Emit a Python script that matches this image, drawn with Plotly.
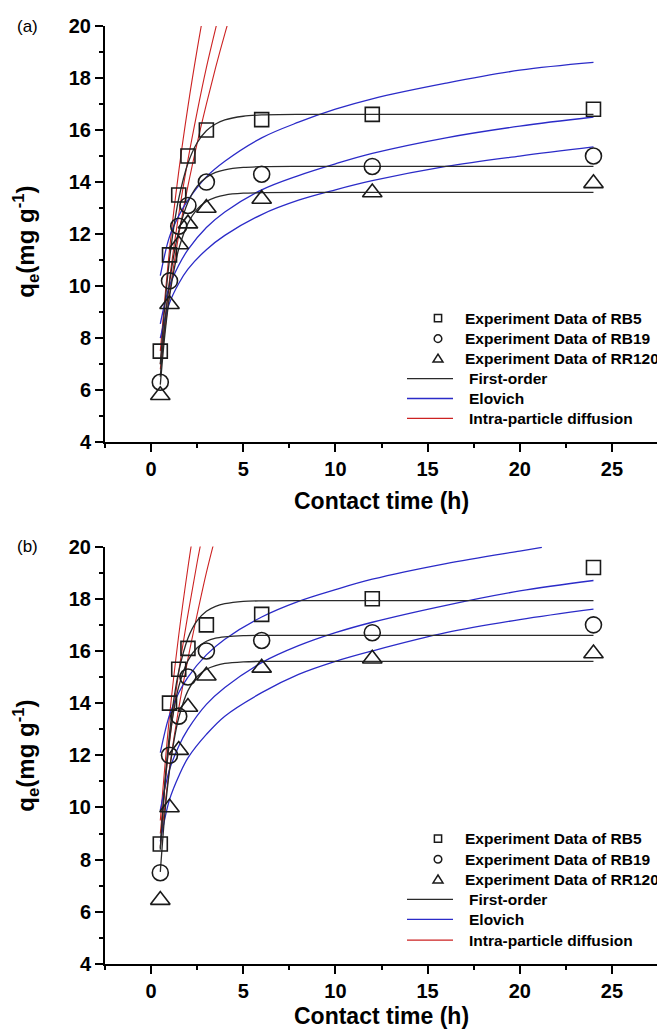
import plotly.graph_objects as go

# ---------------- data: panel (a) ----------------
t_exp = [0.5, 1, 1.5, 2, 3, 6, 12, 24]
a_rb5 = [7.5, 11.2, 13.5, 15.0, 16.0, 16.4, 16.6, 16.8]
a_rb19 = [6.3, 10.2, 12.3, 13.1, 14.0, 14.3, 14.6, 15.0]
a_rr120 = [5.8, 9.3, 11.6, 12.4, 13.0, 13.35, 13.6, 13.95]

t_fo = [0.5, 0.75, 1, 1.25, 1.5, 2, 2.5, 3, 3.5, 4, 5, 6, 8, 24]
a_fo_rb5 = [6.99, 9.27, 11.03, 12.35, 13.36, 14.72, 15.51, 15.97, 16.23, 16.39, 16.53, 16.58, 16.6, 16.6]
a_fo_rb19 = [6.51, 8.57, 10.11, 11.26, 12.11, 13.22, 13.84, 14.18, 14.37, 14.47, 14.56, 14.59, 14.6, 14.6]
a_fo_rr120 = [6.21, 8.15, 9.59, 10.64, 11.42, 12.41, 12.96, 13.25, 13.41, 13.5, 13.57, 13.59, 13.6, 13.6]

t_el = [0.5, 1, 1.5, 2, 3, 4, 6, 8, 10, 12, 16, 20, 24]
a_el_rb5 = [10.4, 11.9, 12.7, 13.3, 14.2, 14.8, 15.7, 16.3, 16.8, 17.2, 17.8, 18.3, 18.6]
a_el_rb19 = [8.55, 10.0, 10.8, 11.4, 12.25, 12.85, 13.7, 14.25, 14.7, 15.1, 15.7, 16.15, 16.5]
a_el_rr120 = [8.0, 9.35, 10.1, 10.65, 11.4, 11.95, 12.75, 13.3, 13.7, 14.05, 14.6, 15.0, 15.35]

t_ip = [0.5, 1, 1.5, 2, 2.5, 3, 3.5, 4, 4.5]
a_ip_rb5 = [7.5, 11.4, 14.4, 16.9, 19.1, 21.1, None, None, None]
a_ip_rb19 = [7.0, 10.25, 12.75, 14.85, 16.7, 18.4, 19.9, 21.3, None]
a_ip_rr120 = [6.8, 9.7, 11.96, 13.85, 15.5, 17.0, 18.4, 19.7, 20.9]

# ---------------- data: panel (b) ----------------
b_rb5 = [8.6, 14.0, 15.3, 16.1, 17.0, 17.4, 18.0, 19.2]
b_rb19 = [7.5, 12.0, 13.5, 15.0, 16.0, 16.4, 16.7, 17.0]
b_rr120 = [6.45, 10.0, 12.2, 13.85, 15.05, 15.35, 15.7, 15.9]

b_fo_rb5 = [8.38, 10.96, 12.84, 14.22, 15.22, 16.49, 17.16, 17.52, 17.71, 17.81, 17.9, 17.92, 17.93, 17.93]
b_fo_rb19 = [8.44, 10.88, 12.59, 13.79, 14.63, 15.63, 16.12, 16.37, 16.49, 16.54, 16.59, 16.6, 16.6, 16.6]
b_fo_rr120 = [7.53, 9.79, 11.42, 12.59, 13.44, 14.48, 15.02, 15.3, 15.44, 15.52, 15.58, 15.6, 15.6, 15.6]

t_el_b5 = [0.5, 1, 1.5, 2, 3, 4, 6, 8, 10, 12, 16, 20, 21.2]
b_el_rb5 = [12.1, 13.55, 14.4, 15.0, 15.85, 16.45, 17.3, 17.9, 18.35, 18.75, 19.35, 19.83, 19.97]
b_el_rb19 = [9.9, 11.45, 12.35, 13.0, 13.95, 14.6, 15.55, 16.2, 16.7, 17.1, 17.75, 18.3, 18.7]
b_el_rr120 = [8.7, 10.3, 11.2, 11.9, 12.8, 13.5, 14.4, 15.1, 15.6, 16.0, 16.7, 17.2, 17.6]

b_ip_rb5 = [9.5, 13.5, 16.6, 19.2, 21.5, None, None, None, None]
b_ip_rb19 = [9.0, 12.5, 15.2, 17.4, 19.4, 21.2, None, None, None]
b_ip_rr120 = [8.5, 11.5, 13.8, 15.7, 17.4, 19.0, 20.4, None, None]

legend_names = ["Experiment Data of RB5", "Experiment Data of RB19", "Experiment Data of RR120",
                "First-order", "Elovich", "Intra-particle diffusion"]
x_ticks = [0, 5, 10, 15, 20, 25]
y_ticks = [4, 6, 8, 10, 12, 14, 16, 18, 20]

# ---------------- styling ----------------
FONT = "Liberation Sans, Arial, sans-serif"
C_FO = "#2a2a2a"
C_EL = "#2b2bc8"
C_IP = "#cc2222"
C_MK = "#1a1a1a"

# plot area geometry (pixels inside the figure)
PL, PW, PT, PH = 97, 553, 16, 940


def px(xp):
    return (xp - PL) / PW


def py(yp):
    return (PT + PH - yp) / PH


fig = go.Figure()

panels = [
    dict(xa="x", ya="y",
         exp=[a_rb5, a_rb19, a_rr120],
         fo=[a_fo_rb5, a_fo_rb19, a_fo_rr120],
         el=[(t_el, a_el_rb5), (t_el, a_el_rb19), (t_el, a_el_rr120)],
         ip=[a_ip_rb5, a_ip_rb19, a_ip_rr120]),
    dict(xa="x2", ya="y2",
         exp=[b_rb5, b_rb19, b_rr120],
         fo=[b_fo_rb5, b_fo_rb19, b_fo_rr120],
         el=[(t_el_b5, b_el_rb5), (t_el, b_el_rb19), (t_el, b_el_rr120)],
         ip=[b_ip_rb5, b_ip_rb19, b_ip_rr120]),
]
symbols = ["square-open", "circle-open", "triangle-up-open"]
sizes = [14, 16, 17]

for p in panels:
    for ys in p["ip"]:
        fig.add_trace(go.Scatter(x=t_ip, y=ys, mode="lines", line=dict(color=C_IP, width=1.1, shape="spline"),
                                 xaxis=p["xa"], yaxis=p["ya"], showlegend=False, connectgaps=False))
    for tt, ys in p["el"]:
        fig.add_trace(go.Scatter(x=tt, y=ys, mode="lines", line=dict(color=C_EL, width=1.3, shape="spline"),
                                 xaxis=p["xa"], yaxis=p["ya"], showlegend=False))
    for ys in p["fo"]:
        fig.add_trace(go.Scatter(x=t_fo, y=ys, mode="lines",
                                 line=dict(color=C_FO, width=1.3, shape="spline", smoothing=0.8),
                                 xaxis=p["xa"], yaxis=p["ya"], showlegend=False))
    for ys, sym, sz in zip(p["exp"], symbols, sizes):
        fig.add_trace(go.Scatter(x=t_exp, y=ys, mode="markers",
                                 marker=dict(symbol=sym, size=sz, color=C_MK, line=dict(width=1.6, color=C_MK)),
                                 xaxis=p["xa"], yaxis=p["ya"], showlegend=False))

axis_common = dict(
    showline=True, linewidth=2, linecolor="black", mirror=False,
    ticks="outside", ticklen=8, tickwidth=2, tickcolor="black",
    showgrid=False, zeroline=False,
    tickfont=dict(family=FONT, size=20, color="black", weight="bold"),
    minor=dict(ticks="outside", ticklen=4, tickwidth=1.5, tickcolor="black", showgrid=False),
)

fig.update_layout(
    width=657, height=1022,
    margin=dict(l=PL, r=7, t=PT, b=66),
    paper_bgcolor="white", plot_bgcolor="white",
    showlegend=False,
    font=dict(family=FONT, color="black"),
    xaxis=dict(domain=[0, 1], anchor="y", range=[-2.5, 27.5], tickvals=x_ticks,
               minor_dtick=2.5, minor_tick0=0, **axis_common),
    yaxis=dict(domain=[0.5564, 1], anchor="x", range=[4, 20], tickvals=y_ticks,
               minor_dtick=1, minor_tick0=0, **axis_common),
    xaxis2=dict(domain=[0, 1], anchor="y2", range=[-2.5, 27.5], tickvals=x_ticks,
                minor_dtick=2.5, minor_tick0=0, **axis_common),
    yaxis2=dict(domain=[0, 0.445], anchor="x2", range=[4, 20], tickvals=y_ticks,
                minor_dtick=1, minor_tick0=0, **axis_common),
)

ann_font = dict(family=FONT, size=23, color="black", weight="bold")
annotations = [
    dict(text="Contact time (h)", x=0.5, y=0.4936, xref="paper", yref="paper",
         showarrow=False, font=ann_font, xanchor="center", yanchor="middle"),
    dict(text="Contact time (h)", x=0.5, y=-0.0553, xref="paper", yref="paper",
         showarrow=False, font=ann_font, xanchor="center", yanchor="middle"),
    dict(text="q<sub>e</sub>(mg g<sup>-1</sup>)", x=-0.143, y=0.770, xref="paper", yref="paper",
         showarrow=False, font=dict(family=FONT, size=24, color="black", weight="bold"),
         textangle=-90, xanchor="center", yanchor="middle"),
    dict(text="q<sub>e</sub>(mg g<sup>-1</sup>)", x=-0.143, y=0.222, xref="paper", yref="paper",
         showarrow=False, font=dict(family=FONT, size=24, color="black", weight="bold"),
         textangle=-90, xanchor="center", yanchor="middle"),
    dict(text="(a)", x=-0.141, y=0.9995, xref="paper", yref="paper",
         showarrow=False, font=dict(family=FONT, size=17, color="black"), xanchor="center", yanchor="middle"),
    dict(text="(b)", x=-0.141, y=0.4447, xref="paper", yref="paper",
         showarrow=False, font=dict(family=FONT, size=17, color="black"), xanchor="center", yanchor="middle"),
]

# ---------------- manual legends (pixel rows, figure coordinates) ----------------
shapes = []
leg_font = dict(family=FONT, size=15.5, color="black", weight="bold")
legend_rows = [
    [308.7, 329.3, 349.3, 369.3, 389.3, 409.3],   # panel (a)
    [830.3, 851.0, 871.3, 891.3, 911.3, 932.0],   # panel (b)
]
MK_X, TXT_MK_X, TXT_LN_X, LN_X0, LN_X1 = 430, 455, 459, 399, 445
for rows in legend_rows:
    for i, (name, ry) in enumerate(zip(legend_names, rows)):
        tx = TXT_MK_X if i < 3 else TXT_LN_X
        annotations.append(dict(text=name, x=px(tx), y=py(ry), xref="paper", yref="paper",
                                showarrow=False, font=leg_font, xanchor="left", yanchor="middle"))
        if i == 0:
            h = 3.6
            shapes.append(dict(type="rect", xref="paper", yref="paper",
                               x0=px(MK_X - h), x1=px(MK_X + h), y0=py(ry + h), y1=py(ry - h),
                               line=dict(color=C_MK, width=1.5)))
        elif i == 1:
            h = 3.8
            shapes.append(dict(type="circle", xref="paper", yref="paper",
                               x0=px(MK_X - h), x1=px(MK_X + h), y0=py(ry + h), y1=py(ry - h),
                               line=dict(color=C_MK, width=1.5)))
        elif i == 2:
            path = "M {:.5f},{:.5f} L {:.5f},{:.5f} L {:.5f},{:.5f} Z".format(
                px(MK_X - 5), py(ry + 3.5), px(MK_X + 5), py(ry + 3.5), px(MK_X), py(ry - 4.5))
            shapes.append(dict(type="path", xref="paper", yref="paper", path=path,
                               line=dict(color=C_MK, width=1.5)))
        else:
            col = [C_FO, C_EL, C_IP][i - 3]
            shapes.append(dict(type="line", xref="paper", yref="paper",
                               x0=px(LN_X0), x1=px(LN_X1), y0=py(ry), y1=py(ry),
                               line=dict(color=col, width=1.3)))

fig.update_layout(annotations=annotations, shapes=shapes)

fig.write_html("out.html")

◆ ◆ ◆ ◆ ◆

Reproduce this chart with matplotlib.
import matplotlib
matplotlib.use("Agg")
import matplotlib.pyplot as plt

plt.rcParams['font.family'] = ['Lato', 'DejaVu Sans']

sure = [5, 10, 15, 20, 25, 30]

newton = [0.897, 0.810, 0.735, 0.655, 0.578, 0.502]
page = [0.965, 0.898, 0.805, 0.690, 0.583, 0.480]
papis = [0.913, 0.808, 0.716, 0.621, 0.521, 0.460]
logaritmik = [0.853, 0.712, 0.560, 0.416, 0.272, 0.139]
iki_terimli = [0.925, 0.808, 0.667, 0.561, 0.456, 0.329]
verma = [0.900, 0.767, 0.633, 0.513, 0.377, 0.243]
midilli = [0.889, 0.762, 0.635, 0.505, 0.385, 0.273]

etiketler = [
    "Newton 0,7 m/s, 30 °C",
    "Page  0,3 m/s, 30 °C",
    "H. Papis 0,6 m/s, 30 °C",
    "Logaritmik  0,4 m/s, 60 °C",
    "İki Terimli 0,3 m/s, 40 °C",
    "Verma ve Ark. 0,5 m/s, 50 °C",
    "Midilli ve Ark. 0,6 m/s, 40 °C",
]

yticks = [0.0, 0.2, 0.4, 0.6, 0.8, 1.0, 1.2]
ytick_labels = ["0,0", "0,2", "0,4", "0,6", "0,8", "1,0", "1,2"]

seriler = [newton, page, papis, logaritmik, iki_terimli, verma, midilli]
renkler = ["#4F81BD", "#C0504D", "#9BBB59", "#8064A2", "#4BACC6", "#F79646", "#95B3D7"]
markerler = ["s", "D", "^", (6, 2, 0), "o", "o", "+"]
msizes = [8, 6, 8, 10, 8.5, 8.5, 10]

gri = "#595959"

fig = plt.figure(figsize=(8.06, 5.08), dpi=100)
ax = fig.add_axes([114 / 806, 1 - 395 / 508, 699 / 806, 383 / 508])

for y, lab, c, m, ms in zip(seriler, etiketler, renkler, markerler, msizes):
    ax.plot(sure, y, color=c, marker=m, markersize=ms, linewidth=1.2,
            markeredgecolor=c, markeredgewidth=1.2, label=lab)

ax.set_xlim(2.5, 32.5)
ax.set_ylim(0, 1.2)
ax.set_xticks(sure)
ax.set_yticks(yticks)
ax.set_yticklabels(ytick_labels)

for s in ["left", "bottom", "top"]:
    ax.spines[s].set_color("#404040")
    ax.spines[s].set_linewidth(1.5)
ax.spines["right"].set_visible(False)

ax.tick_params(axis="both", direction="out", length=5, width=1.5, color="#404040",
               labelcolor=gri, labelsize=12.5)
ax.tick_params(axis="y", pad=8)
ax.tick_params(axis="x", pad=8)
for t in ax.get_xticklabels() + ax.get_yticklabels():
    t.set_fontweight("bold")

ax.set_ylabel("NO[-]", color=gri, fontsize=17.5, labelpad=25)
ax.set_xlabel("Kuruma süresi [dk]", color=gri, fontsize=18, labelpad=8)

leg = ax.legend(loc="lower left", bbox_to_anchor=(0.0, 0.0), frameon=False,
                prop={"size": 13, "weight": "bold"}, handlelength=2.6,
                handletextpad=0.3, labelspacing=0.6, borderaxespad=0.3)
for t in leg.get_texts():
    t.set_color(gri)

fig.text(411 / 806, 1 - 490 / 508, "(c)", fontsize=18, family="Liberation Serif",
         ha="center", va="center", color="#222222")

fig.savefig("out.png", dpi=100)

◆ ◆ ◆ ◆ ◆

*EXERCISE PROMPT*. Print everything from the line with "Emit a Python" down to the line with "13.59, 13.6, 13.6]" in the entries above, both lines included and nothing more, without the pictures.

*THE RESULT*.
Emit a Python script that matches this image, drawn with Plotly.
import plotly.graph_objects as go

# ---------------- data: panel (a) ----------------
t_exp = [0.5, 1, 1.5, 2, 3, 6, 12, 24]
a_rb5 = [7.5, 11.2, 13.5, 15.0, 16.0, 16.4, 16.6, 16.8]
a_rb19 = [6.3, 10.2, 12.3, 13.1, 14.0, 14.3, 14.6, 15.0]
a_rr120 = [5.8, 9.3, 11.6, 12.4, 13.0, 13.35, 13.6, 13.95]

t_fo = [0.5, 0.75, 1, 1.25, 1.5, 2, 2.5, 3, 3.5, 4, 5, 6, 8, 24]
a_fo_rb5 = [6.99, 9.27, 11.03, 12.35, 13.36, 14.72, 15.51, 15.97, 16.23, 16.39, 16.53, 16.58, 16.6, 16.6]
a_fo_rb19 = [6.51, 8.57, 10.11, 11.26, 12.11, 13.22, 13.84, 14.18, 14.37, 14.47, 14.56, 14.59, 14.6, 14.6]
a_fo_rr120 = [6.21, 8.15, 9.59, 10.64, 11.42, 12.41, 12.96, 13.25, 13.41, 13.5, 13.57, 13.59, 13.6, 13.6]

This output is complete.